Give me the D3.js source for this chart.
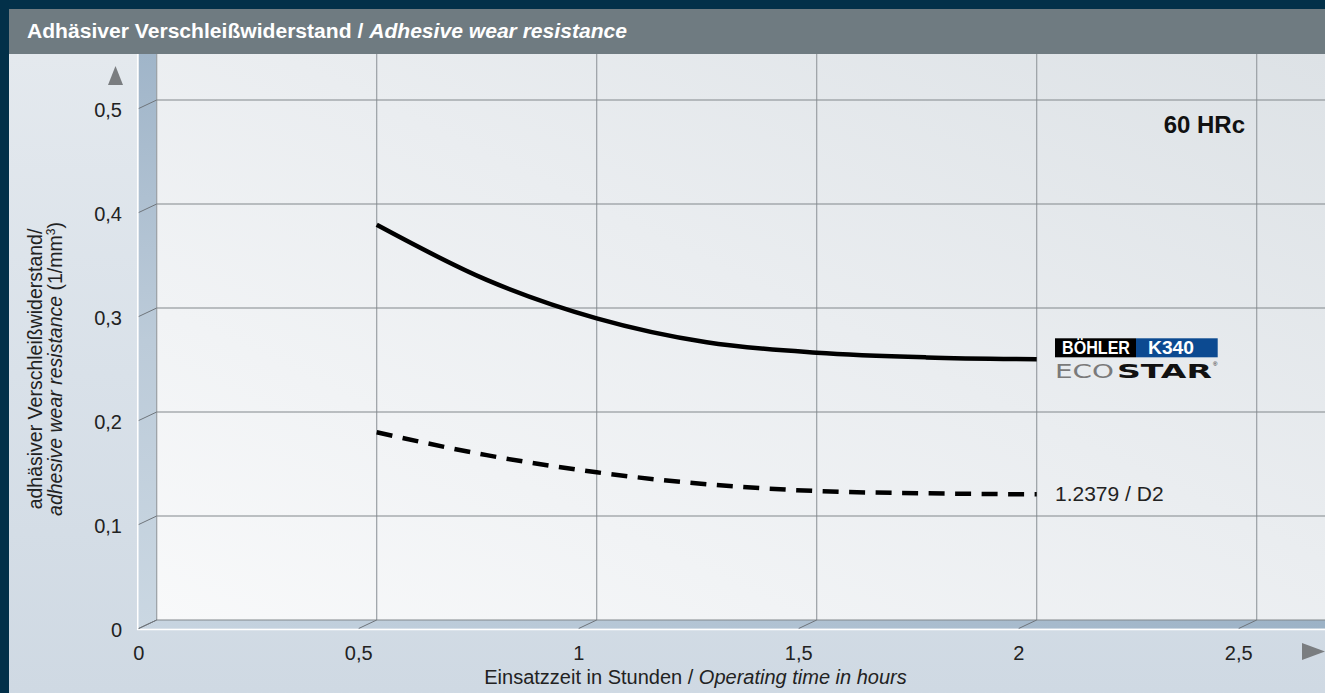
<!DOCTYPE html>
<html><head><meta charset="utf-8">
<script src="https://cdn.jsdelivr.net/npm/d3@7"></script>
<style>html,body{margin:0;padding:0;background:#023049;}svg{display:block;}</style>
</head><body>
<script>
// ---- data ----
const hours = [0.5, 0.75, 1.0, 1.25, 1.5, 1.75, 2.0];
const k340  = [0.380, 0.327, 0.290, 0.267, 0.257, 0.2525, 0.2507];
const d2    = [0.1805, 0.1585, 0.142, 0.1305, 0.124, 0.1218, 0.1208];
const xTicks = [0, 0.5, 1, 1.5, 2, 2.5];
const yTicks = [0, 0.1, 0.2, 0.3, 0.4, 0.5];
const fmt = v => String(v).replace('.', ',');

const W = 1325, H = 693;
const FONT = "'Liberation Sans', Arial, Helvetica, sans-serif";
const svg = d3.select('body').append('svg').attr('width', W).attr('height', H)
  .style('font-family', FONT);

const x = d3.scaleLinear().domain([0, 2.5]).range([156.7, 1256.7]);
const y = d3.scaleLinear().domain([0, 0.5]).range([620, 100]);
const dx = -18, dy = 8.5; // depth offset (front edge)
const topY = 54, rightX = W;

const defs = svg.append('defs');
function lg(id, x1, y1, x2, y2, stops) {
  const g = defs.append('linearGradient').attr('id', id)
    .attr('x1', x1).attr('y1', y1).attr('x2', x2).attr('y2', y2);
  stops.forEach(s => g.append('stop').attr('offset', s[0]).attr('stop-color', s[1]));
}
lg('bodyG', 0, 0, 0, 1, [[0, '#e4e9ee'], [0.5, '#d9e1e9'], [1, '#cfd9e3']]);
lg('panelG', 1, 0, 0, 1, [[0, '#dde2e6'], [0.45, '#eaedf0'], [1, '#f8f9fa']]);
lg('wallG', 0, 0, 0, 1, [[0, '#a0b5c9'], [0.5, '#bccbd9'], [1, '#cad7e2']]);
lg('floorG', 0, 0, 1, 0, [[0, '#c8d5e1'], [1, '#9cb2c6']]);

// outer frame
svg.append('rect').attr('width', W).attr('height', H).attr('fill', '#023049');
svg.append('rect').attr('x', 9).attr('y', topY).attr('width', W - 9).attr('height', H - topY).attr('fill', 'url(#bodyG)');
// header
svg.append('rect').attr('x', 9).attr('y', 9).attr('width', W - 9).attr('height', topY - 9).attr('fill', '#6f7b81');
const ht = svg.append('text').attr('x', 27).attr('y', 38).attr('fill', '#fff')
  .attr('font-size', 19.5).attr('font-weight', 'bold')
  .attr('textLength', 600).attr('lengthAdjust', 'spacingAndGlyphs');
ht.append('tspan').text('Adhäsiver Verschleißwiderstand / ');
ht.append('tspan').attr('font-style', 'italic').text('Adhesive wear resistance');

// back panel
svg.append('rect').attr('x', x(0)).attr('y', topY).attr('width', rightX - x(0)).attr('height', y(0) - topY)
  .attr('fill', 'url(#panelG)');
// left wall
svg.append('path').attr('fill', 'url(#wallG)')
  .attr('d', `M${x(0) + dx},${topY} L${x(0)},${topY} L${x(0)},${y(0)} L${x(0) + dx},${y(0) + dy} Z`);
// floor
svg.append('path').attr('fill', 'url(#floorG)')
  .attr('d', `M${x(0)},${y(0)} L${rightX},${y(0)} L${rightX},${y(0) + dy} L${x(0) + dx},${y(0) + dy} Z`);
// white front edges
svg.append('line').attr('x1', x(0) + dx - 1).attr('x2', x(0) + dx - 1).attr('y1', topY).attr('y2', y(0) + dy + 1.5)
  .attr('stroke', '#fff').attr('stroke-width', 1.5);
svg.append('line').attr('x1', x(0) + dx - 1.5).attr('x2', rightX).attr('y1', y(0) + dy + 1).attr('y2', y(0) + dy + 1)
  .attr('stroke', '#fff').attr('stroke-width', 1.5);

// grid
const grid = svg.append('g');
grid.selectAll('.vg').data(xTicks).join('line')
  .attr('x1', d => x(d)).attr('x2', d => x(d)).attr('y1', topY).attr('y2', y(0))
  .attr('stroke', '#9a9fa4').attr('stroke-width', 1.2);
grid.selectAll('.hg').data(yTicks).join('line')
  .attr('x1', x(0)).attr('x2', rightX).attr('y1', d => y(d)).attr('y2', d => y(d))
  .attr('stroke', '#82878c').attr('stroke-width', 1.2);
// depth ticks
grid.selectAll('.yd').data(yTicks).join('line')
  .attr('x1', x(0)).attr('y1', d => y(d)).attr('x2', x(0) + dx).attr('y2', d => y(d) + dy)
  .attr('stroke', '#6f757b').attr('stroke-width', 1);
grid.selectAll('.xd').data(xTicks).join('line')
  .attr('x1', d => x(d)).attr('y1', y(0)).attr('x2', d => x(d) + dx).attr('y2', y(0) + dy)
  .attr('stroke', '#6f757b').attr('stroke-width', 1);

// tick labels
svg.selectAll('.yl').data(yTicks).join('text')
  .attr('x', 122).attr('y', d => y(d) + dy + 8.5).attr('text-anchor', 'end')
  .attr('font-size', 20).attr('fill', '#222').text(d => fmt(d));
svg.selectAll('.xl').data(xTicks).join('text')
  .attr('x', d => x(d) + dx).attr('y', 660).attr('text-anchor', 'middle')
  .attr('font-size', 20).attr('fill', '#222').text(d => fmt(d));

// arrows
svg.append('path').attr('fill', '#7a7d80').attr('d', 'M115.5,66 L123,85 L108,85 Z');
svg.append('path').attr('fill', '#7a7d80').attr('d', 'M1302,643 L1325,651.5 L1302,660 Z');

// axis titles
const yt = svg.append('text').attr('transform', 'translate(42,369) rotate(-90)')
  .attr('text-anchor', 'middle').attr('font-size', 19.5).attr('fill', '#222');
yt.append('tspan').attr('x', 0).attr('dy', 0).text('adhäsiver Verschleißwiderstand/');
const l2 = yt.append('tspan').attr('x', 0).attr('dy', 20);
l2.append('tspan').attr('font-style', 'italic').text('adhesive wear resistance');
l2.append('tspan').text(' (1/mm');
l2.append('tspan').attr('font-size', 12).attr('dy', -7).text('3');
l2.append('tspan').attr('dy', 7).text(')');

const xt = svg.append('text').attr('x', 695.5).attr('y', 684).attr('text-anchor', 'middle')
  .attr('font-size', 20).attr('fill', '#222');
xt.append('tspan').text('Einsatzzeit in Stunden / ');
xt.append('tspan').attr('font-style', 'italic').text('Operating time in hours');

// 60 HRc
svg.append('text').attr('x', 1245).attr('y', 133).attr('text-anchor', 'end')
  .attr('font-size', 24).attr('font-weight', 'bold').attr('fill', '#111').text('60 HRc');

// curves
const line = d3.line().x(d => x(d[0])).y(d => y(d[1])).curve(d3.curveMonotoneX);
svg.append('path').datum(hours.map((h, i) => [h, k340[i]])).attr('d', line)
  .attr('fill', 'none').attr('stroke', '#000').attr('stroke-width', 4.5);
svg.append('path').datum(hours.map((h, i) => [h, d2[i]])).attr('d', line)
  .attr('fill', 'none').attr('stroke', '#000').attr('stroke-width', 4.5)
  .attr('stroke-dasharray', '16,10.5');

// legend: K340 logo
const lx = 1055, ly = 338.3;
svg.append('rect').attr('x', lx).attr('y', ly).attr('width', 81).attr('height', 19).attr('fill', '#000');
svg.append('rect').attr('x', lx + 81).attr('y', ly).attr('width', 81.7).attr('height', 19).attr('fill', '#0c4a91');
svg.append('text').attr('x', lx + 7).attr('y', ly + 15.5).attr('font-size', 18).attr('font-weight', 'bold')
  .attr('fill', '#fff').attr('textLength', 68).attr('lengthAdjust', 'spacingAndGlyphs').text('BÖHLER');
svg.append('text').attr('x', lx + 93).attr('y', ly + 15.5).attr('font-size', 18).attr('font-weight', 'bold')
  .attr('fill', '#fff').attr('textLength', 46).attr('lengthAdjust', 'spacingAndGlyphs').text('K340');
svg.append('text').attr('x', lx).attr('y', 377.7).attr('font-size', 19).attr('font-family', "'DejaVu Sans', sans-serif")
  .attr('fill', '#7a7a7a').attr('textLength', 59).attr('lengthAdjust', 'spacingAndGlyphs').text('ECO');
svg.append('text').attr('x', lx + 62).attr('y', 377.7).attr('font-size', 19).attr('font-family', "'DejaVu Sans', sans-serif")
  .attr('font-weight', 'bold').attr('fill', '#111').attr('textLength', 95).attr('lengthAdjust', 'spacingAndGlyphs').text('STAR');
svg.append('text').attr('x', lx + 158).attr('y', 366).attr('font-size', 6).attr('fill', '#111').text('®');

// legend: D2
svg.append('text').attr('x', 1055).attr('y', 501).attr('font-size', 21).attr('fill', '#222').text('1.2379 / D2');
</script>
</body></html>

# DIRECTION
From the first line above to the line containing "lg('floorG', 0, 0, 1, 0, [[0, '#c8d5e1'], [1, '#9cb2c6']]);", repeat each line exactly. Pictures stay out.

# TASK OUTPUT
Give me the D3.js source for this chart.
<!DOCTYPE html>
<html><head><meta charset="utf-8">
<script src="https://cdn.jsdelivr.net/npm/d3@7"></script>
<style>html,body{margin:0;padding:0;background:#023049;}svg{display:block;}</style>
</head><body>
<script>
// ---- data ----
const hours = [0.5, 0.75, 1.0, 1.25, 1.5, 1.75, 2.0];
const k340  = [0.380, 0.327, 0.290, 0.267, 0.257, 0.2525, 0.2507];
const d2    = [0.1805, 0.1585, 0.142, 0.1305, 0.124, 0.1218, 0.1208];
const xTicks = [0, 0.5, 1, 1.5, 2, 2.5];
const yTicks = [0, 0.1, 0.2, 0.3, 0.4, 0.5];
const fmt = v => String(v).replace('.', ',');

const W = 1325, H = 693;
const FONT = "'Liberation Sans', Arial, Helvetica, sans-serif";
const svg = d3.select('body').append('svg').attr('width', W).attr('height', H)
  .style('font-family', FONT);

const x = d3.scaleLinear().domain([0, 2.5]).range([156.7, 1256.7]);
const y = d3.scaleLinear().domain([0, 0.5]).range([620, 100]);
const dx = -18, dy = 8.5; // depth offset (front edge)
const topY = 54, rightX = W;

const defs = svg.append('defs');
function lg(id, x1, y1, x2, y2, stops) {
  const g = defs.append('linearGradient').attr('id', id)
    .attr('x1', x1).attr('y1', y1).attr('x2', x2).attr('y2', y2);
  stops.forEach(s => g.append('stop').attr('offset', s[0]).attr('stop-color', s[1]));
}
lg('bodyG', 0, 0, 0, 1, [[0, '#e4e9ee'], [0.5, '#d9e1e9'], [1, '#cfd9e3']]);
lg('panelG', 1, 0, 0, 1, [[0, '#dde2e6'], [0.45, '#eaedf0'], [1, '#f8f9fa']]);
lg('wallG', 0, 0, 0, 1, [[0, '#a0b5c9'], [0.5, '#bccbd9'], [1, '#cad7e2']]);
lg('floorG', 0, 0, 1, 0, [[0, '#c8d5e1'], [1, '#9cb2c6']]);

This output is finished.